To be done
Any pictures in the records below should be skipped; write out everything else exactly.
------------------------------------------------
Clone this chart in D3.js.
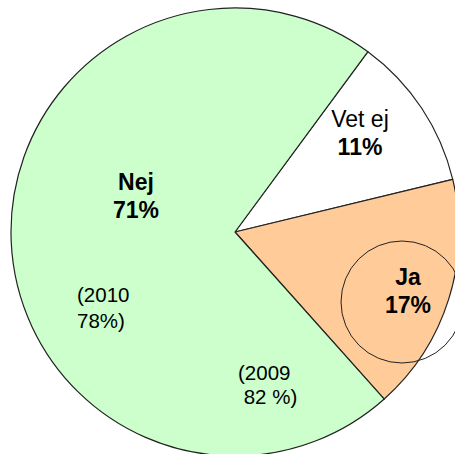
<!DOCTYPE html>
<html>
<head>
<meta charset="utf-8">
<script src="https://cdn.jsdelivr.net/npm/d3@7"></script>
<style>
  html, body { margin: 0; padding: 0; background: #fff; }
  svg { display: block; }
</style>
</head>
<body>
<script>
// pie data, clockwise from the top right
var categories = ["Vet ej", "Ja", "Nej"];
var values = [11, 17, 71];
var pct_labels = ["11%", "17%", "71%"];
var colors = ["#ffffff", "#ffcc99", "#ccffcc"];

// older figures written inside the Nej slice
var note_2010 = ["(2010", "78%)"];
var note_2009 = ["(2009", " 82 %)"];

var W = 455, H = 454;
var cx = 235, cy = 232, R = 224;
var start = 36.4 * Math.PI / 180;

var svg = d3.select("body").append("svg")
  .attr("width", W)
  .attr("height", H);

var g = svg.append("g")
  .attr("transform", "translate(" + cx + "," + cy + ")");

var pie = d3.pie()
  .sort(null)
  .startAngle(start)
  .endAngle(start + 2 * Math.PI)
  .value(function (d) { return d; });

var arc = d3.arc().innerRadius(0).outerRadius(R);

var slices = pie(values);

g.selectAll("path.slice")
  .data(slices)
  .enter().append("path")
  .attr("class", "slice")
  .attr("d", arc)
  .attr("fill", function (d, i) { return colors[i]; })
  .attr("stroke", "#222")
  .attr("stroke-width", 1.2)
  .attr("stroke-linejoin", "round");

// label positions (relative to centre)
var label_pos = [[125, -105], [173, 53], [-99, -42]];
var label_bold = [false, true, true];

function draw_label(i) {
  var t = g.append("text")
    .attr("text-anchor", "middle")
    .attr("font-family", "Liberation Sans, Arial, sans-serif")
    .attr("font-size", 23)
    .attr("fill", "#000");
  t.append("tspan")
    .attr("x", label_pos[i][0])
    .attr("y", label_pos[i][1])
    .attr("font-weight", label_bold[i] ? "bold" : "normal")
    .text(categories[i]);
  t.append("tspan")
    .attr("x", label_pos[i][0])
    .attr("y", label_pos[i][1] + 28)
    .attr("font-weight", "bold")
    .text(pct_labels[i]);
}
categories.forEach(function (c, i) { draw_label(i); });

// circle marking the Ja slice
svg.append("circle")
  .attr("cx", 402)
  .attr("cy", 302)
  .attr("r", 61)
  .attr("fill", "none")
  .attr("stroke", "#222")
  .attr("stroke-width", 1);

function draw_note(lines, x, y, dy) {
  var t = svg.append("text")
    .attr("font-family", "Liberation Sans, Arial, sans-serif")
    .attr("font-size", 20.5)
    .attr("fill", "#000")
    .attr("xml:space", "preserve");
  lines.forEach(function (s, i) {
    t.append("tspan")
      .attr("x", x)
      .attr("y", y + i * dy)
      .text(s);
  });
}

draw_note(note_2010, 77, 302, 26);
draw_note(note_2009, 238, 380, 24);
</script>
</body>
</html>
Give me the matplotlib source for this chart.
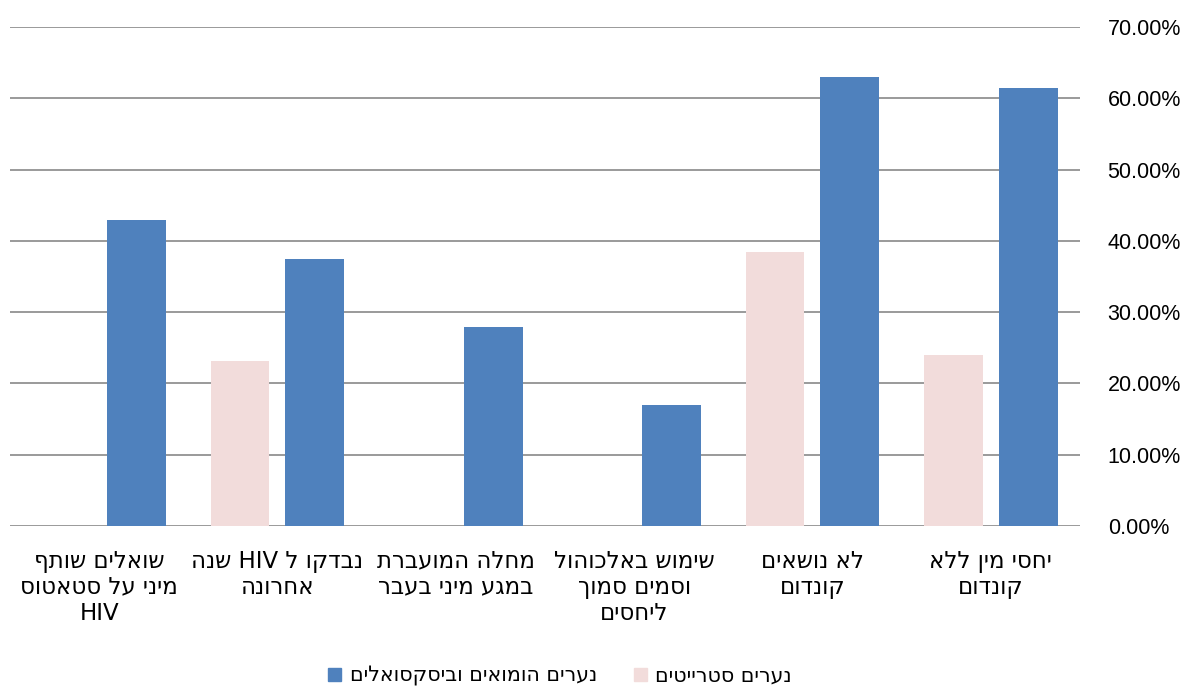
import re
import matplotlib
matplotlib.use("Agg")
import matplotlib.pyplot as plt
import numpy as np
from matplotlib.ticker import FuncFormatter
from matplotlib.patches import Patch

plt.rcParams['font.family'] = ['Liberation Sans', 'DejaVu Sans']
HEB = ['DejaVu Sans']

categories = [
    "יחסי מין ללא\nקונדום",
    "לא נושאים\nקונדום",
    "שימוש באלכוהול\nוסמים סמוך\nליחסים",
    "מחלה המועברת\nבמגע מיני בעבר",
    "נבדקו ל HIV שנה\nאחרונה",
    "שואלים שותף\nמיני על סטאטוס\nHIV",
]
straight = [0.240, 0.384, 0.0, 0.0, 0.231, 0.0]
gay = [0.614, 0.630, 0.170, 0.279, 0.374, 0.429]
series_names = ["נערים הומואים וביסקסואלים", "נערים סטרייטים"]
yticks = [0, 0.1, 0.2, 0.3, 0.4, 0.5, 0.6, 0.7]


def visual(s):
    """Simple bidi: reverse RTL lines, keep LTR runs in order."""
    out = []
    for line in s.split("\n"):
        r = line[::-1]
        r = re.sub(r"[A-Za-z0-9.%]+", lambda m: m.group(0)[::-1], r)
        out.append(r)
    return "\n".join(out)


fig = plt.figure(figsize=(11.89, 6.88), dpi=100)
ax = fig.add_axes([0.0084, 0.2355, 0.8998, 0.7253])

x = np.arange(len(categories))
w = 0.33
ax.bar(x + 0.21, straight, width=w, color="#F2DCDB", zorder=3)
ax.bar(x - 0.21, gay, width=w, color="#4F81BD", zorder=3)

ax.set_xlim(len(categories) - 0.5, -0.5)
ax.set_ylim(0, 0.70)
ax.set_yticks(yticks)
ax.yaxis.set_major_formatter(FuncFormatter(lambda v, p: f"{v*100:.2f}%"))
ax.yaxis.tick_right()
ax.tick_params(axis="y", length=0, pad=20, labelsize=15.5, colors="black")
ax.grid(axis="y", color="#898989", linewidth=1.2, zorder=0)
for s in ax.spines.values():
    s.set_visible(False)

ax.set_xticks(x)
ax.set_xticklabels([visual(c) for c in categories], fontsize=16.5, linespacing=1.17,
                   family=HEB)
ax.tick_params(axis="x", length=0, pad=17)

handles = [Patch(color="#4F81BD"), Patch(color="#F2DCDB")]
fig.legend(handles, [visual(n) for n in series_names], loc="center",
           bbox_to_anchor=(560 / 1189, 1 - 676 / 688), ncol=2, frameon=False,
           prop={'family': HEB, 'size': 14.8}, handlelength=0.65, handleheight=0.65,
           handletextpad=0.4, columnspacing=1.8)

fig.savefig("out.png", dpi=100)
------------------------------------------------
Task answer
Clone this chart in D3.js.
<!DOCTYPE html>
<html>
<head>
<meta charset="utf-8">
<script src="https://cdn.jsdelivr.net/npm/d3@7"></script>
<style>
  html, body { margin: 0; padding: 0; background: #fff; }
  svg { display: block; }
</style>
</head>
<body>
<script>
// pie data, clockwise from the top right
var categories = ["Vet ej", "Ja", "Nej"];
var values = [11, 17, 71];
var pct_labels = ["11%", "17%", "71%"];
var colors = ["#ffffff", "#ffcc99", "#ccffcc"];

// older figures written inside the Nej slice
var note_2010 = ["(2010", "78%)"];
var note_2009 = ["(2009", " 82 %)"];

var W = 455, H = 454;
var cx = 235, cy = 232, R = 224;
var start = 36.4 * Math.PI / 180;

var svg = d3.select("body").append("svg")
  .attr("width", W)
  .attr("height", H);

var g = svg.append("g")
  .attr("transform", "translate(" + cx + "," + cy + ")");

var pie = d3.pie()
  .sort(null)
  .startAngle(start)
  .endAngle(start + 2 * Math.PI)
  .value(function (d) { return d; });

var arc = d3.arc().innerRadius(0).outerRadius(R);

var slices = pie(values);

g.selectAll("path.slice")
  .data(slices)
  .enter().append("path")
  .attr("class", "slice")
  .attr("d", arc)
  .attr("fill", function (d, i) { return colors[i]; })
  .attr("stroke", "#222")
  .attr("stroke-width", 1.2)
  .attr("stroke-linejoin", "round");

// label positions (relative to centre)
var label_pos = [[125, -105], [173, 53], [-99, -42]];
var label_bold = [false, true, true];

function draw_label(i) {
  var t = g.append("text")
    .attr("text-anchor", "middle")
    .attr("font-family", "Liberation Sans, Arial, sans-serif")
    .attr("font-size", 23)
    .attr("fill", "#000");
  t.append("tspan")
    .attr("x", label_pos[i][0])
    .attr("y", label_pos[i][1])
    .attr("font-weight", label_bold[i] ? "bold" : "normal")
    .text(categories[i]);
  t.append("tspan")
    .attr("x", label_pos[i][0])
    .attr("y", label_pos[i][1] + 28)
    .attr("font-weight", "bold")
    .text(pct_labels[i]);
}
categories.forEach(function (c, i) { draw_label(i); });

// circle marking the Ja slice
svg.append("circle")
  .attr("cx", 402)
  .attr("cy", 302)
  .attr("r", 61)
  .attr("fill", "none")
  .attr("stroke", "#222")
  .attr("stroke-width", 1);

function draw_note(lines, x, y, dy) {
  var t = svg.append("text")
    .attr("font-family", "Liberation Sans, Arial, sans-serif")
    .attr("font-size", 20.5)
    .attr("fill", "#000")
    .attr("xml:space", "preserve");
  lines.forEach(function (s, i) {
    t.append("tspan")
      .attr("x", x)
      .attr("y", y + i * dy)
      .text(s);
  });
}

draw_note(note_2010, 77, 302, 26);
draw_note(note_2009, 238, 380, 24);
</script>
</body>
</html>
Give me the matplotlib source for this chart.
import re
import matplotlib
matplotlib.use("Agg")
import matplotlib.pyplot as plt
import numpy as np
from matplotlib.ticker import FuncFormatter
from matplotlib.patches import Patch

plt.rcParams['font.family'] = ['Liberation Sans', 'DejaVu Sans']
HEB = ['DejaVu Sans']

categories = [
    "יחסי מין ללא\nקונדום",
    "לא נושאים\nקונדום",
    "שימוש באלכוהול\nוסמים סמוך\nליחסים",
    "מחלה המועברת\nבמגע מיני בעבר",
    "נבדקו ל HIV שנה\nאחרונה",
    "שואלים שותף\nמיני על סטאטוס\nHIV",
]
straight = [0.240, 0.384, 0.0, 0.0, 0.231, 0.0]
gay = [0.614, 0.630, 0.170, 0.279, 0.374, 0.429]
series_names = ["נערים הומואים וביסקסואלים", "נערים סטרייטים"]
yticks = [0, 0.1, 0.2, 0.3, 0.4, 0.5, 0.6, 0.7]


def visual(s):
    """Simple bidi: reverse RTL lines, keep LTR runs in order."""
    out = []
    for line in s.split("\n"):
        r = line[::-1]
        r = re.sub(r"[A-Za-z0-9.%]+", lambda m: m.group(0)[::-1], r)
        out.append(r)
    return "\n".join(out)


fig = plt.figure(figsize=(11.89, 6.88), dpi=100)
ax = fig.add_axes([0.0084, 0.2355, 0.8998, 0.7253])

x = np.arange(len(categories))
w = 0.33
ax.bar(x + 0.21, straight, width=w, color="#F2DCDB", zorder=3)
ax.bar(x - 0.21, gay, width=w, color="#4F81BD", zorder=3)

ax.set_xlim(len(categories) - 0.5, -0.5)
ax.set_ylim(0, 0.70)
ax.set_yticks(yticks)
ax.yaxis.set_major_formatter(FuncFormatter(lambda v, p: f"{v*100:.2f}%"))
ax.yaxis.tick_right()
ax.tick_params(axis="y", length=0, pad=20, labelsize=15.5, colors="black")
ax.grid(axis="y", color="#898989", linewidth=1.2, zorder=0)
for s in ax.spines.values():
    s.set_visible(False)

ax.set_xticks(x)
ax.set_xticklabels([visual(c) for c in categories], fontsize=16.5, linespacing=1.17,
                   family=HEB)
ax.tick_params(axis="x", length=0, pad=17)

handles = [Patch(color="#4F81BD"), Patch(color="#F2DCDB")]
fig.legend(handles, [visual(n) for n in series_names], loc="center",
           bbox_to_anchor=(560 / 1189, 1 - 676 / 688), ncol=2, frameon=False,
           prop={'family': HEB, 'size': 14.8}, handlelength=0.65, handleheight=0.65,
           handletextpad=0.4, columnspacing=1.8)

fig.savefig("out.png", dpi=100)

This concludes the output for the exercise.